• Input records
——————
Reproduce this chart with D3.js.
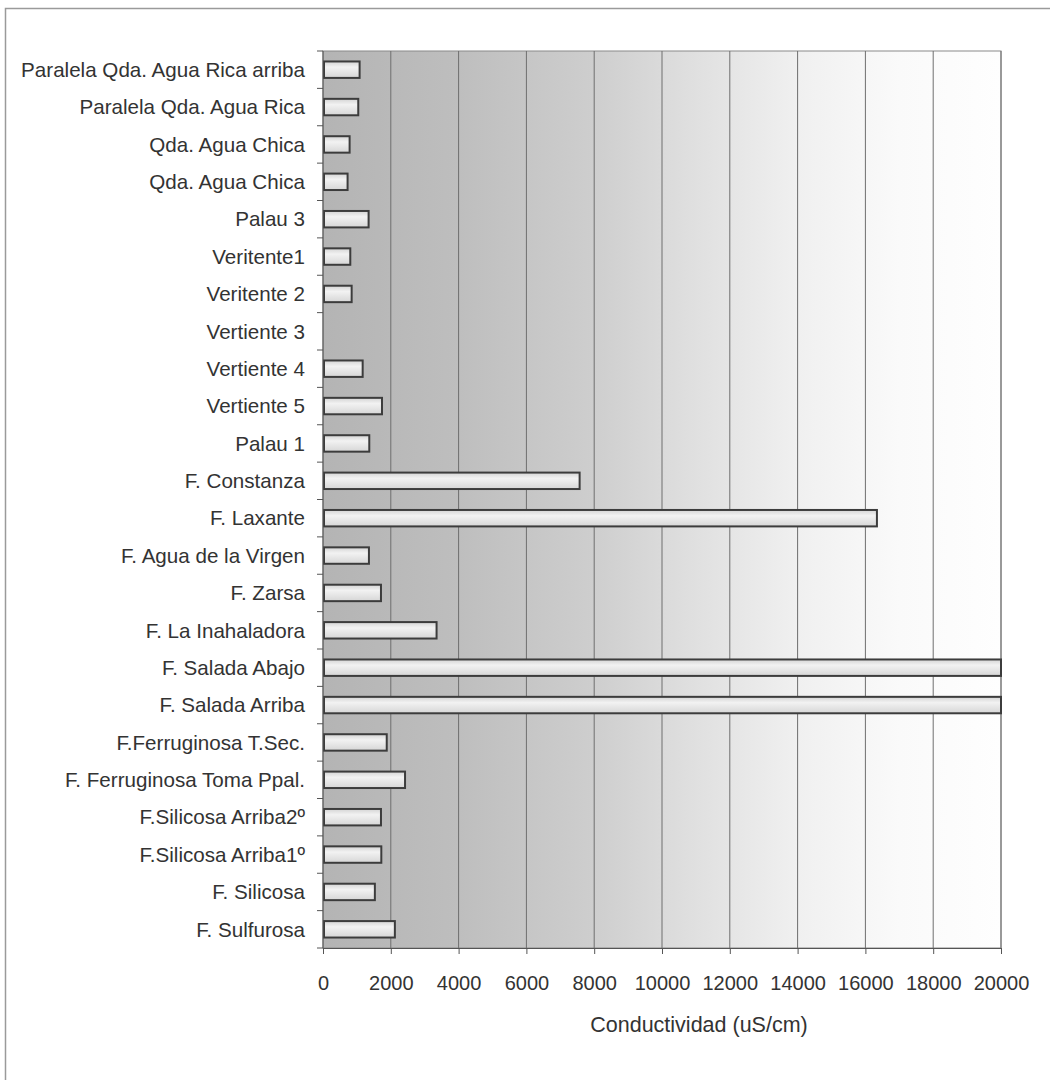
——————
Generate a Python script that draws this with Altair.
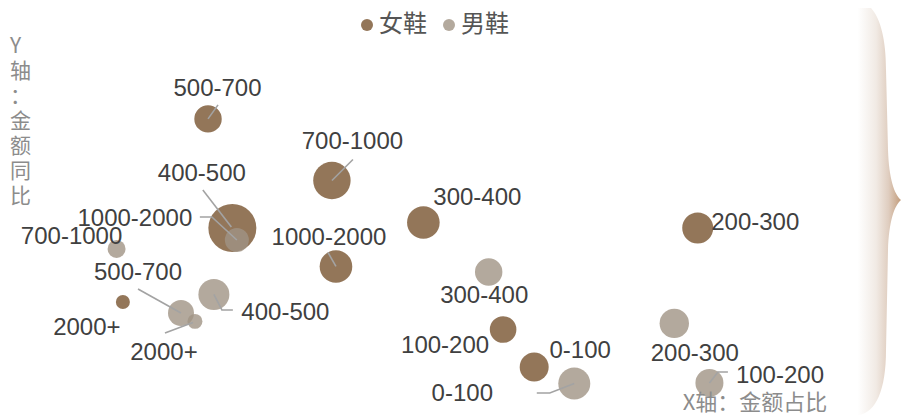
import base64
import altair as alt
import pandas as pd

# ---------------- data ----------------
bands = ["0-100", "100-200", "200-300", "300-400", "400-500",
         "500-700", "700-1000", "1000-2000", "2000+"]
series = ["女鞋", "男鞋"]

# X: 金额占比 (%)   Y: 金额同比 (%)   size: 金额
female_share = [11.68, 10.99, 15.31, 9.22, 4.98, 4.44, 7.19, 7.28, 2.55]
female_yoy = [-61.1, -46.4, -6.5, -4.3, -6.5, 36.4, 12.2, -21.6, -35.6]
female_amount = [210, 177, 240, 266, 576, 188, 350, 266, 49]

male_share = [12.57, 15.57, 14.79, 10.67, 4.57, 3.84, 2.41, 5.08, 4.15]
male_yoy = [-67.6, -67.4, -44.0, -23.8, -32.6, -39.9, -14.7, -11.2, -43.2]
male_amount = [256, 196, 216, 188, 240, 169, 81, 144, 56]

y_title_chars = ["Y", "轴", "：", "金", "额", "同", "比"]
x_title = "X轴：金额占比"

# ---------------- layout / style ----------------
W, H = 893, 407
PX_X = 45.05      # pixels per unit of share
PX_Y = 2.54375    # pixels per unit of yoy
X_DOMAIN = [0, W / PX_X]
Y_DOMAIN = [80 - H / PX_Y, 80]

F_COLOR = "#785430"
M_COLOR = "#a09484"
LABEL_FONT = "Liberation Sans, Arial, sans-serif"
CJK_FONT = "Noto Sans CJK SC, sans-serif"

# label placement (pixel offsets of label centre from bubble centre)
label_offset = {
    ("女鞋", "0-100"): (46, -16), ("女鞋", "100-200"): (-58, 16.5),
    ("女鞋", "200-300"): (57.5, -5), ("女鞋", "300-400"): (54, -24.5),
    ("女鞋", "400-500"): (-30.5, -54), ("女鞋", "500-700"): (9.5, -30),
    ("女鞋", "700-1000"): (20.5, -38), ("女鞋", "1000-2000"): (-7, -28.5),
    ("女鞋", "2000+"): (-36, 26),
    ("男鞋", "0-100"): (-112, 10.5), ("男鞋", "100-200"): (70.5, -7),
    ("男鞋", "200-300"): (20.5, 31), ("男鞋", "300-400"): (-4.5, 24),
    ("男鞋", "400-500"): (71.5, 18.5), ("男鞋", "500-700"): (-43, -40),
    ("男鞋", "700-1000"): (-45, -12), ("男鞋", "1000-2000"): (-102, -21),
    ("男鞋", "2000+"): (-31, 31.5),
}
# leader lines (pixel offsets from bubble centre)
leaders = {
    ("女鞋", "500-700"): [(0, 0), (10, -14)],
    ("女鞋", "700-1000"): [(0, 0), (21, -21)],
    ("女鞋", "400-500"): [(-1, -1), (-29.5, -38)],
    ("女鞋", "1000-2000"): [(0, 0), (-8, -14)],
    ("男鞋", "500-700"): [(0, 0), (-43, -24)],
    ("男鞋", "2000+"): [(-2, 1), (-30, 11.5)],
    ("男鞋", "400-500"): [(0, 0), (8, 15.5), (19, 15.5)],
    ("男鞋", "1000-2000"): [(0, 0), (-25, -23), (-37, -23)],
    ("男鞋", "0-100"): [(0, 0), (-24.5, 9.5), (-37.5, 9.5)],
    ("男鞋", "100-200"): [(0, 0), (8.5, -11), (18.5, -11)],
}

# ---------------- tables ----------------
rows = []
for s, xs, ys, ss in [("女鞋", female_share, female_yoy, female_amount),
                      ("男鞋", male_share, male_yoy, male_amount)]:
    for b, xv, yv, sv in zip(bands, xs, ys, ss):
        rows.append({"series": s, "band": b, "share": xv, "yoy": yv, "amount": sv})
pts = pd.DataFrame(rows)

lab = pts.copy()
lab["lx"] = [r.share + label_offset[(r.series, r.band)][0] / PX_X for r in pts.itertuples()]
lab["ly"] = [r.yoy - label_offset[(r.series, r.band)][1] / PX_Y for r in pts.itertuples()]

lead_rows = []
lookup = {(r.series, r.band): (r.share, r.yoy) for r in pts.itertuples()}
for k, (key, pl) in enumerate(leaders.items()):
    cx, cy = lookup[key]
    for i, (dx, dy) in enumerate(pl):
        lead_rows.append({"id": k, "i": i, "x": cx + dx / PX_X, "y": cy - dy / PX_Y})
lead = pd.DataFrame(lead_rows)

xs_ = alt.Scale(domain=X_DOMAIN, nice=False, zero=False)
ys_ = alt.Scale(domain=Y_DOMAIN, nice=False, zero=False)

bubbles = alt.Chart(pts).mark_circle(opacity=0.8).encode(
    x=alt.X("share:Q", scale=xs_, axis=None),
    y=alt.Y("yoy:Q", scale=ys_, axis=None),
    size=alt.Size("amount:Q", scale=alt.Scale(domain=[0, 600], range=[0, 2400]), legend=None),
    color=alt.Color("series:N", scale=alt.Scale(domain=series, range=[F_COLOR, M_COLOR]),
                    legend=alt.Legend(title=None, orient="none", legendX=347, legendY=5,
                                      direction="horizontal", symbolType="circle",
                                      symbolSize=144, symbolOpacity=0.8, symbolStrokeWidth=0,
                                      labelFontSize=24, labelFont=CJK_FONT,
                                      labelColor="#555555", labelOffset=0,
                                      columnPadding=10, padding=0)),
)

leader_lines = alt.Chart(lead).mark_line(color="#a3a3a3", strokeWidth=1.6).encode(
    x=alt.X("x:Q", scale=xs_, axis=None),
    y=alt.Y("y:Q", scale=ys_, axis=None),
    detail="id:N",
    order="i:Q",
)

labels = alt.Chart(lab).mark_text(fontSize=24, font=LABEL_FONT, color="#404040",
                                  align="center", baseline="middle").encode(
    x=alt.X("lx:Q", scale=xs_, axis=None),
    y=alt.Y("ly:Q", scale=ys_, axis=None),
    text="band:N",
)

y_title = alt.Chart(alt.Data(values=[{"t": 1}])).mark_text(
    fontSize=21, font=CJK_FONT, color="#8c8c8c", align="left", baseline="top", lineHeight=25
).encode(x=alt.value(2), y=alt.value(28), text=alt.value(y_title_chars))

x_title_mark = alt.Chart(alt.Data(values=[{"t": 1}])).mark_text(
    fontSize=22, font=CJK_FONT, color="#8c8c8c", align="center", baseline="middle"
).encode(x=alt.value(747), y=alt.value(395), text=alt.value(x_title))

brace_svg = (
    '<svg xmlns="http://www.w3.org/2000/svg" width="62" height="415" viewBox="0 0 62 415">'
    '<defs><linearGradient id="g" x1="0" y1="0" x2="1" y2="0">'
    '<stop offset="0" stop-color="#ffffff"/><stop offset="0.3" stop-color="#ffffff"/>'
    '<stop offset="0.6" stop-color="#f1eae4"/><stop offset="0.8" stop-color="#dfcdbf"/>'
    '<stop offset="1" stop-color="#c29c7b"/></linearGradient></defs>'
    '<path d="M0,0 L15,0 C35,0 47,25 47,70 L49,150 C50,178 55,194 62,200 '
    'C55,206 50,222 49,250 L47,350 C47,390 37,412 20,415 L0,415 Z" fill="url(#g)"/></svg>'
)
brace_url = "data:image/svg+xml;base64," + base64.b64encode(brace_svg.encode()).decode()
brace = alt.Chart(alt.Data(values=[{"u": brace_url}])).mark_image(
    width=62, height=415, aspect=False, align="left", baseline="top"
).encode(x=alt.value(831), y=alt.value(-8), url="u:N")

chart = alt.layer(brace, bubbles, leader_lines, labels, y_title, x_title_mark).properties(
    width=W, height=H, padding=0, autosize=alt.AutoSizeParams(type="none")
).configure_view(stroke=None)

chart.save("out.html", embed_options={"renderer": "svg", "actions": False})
——————
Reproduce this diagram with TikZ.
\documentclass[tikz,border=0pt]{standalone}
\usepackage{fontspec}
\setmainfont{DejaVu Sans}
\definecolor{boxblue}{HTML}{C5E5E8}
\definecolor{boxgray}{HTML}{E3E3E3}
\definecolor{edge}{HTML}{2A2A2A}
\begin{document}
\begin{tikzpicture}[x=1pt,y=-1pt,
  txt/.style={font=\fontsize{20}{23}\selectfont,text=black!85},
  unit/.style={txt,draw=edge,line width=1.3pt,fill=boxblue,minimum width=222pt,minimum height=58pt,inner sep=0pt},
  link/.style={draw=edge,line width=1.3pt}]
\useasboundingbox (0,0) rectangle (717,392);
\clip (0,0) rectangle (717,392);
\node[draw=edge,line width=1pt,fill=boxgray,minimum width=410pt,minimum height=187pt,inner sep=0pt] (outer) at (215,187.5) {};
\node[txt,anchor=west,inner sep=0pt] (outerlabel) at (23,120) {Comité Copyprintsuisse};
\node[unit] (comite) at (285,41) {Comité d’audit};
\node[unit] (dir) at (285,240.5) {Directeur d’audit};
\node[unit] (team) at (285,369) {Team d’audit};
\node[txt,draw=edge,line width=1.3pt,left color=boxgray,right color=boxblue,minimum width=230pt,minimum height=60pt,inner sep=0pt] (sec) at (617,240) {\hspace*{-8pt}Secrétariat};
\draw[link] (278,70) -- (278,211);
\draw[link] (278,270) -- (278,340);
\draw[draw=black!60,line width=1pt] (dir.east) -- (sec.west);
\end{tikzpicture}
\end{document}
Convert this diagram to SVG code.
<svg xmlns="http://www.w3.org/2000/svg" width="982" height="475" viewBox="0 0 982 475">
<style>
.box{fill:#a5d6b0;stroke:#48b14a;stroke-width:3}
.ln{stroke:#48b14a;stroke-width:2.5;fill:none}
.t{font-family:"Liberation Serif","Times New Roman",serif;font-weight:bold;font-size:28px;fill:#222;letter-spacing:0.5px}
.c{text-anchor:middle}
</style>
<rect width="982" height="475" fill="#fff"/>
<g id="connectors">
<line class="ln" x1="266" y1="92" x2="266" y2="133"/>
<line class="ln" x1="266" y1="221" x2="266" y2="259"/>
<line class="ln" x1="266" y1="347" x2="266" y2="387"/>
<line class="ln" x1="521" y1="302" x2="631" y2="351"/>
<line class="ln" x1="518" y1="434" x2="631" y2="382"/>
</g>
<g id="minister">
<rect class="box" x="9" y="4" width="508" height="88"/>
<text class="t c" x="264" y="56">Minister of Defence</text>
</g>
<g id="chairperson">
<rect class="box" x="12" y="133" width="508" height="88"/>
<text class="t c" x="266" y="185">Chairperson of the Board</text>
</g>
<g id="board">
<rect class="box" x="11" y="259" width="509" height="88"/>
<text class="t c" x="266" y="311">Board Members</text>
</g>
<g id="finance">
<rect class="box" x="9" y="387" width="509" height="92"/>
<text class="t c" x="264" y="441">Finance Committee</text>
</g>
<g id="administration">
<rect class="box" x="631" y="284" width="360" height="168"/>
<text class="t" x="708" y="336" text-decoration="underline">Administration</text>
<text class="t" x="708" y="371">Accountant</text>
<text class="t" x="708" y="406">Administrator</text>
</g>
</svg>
——————
• Given request
Return each line of the listing that holds the string "with".

• Completed exercise
Reproduce this chart with D3.js.
Generate a Python script that draws this with Altair.
Reproduce this diagram with TikZ.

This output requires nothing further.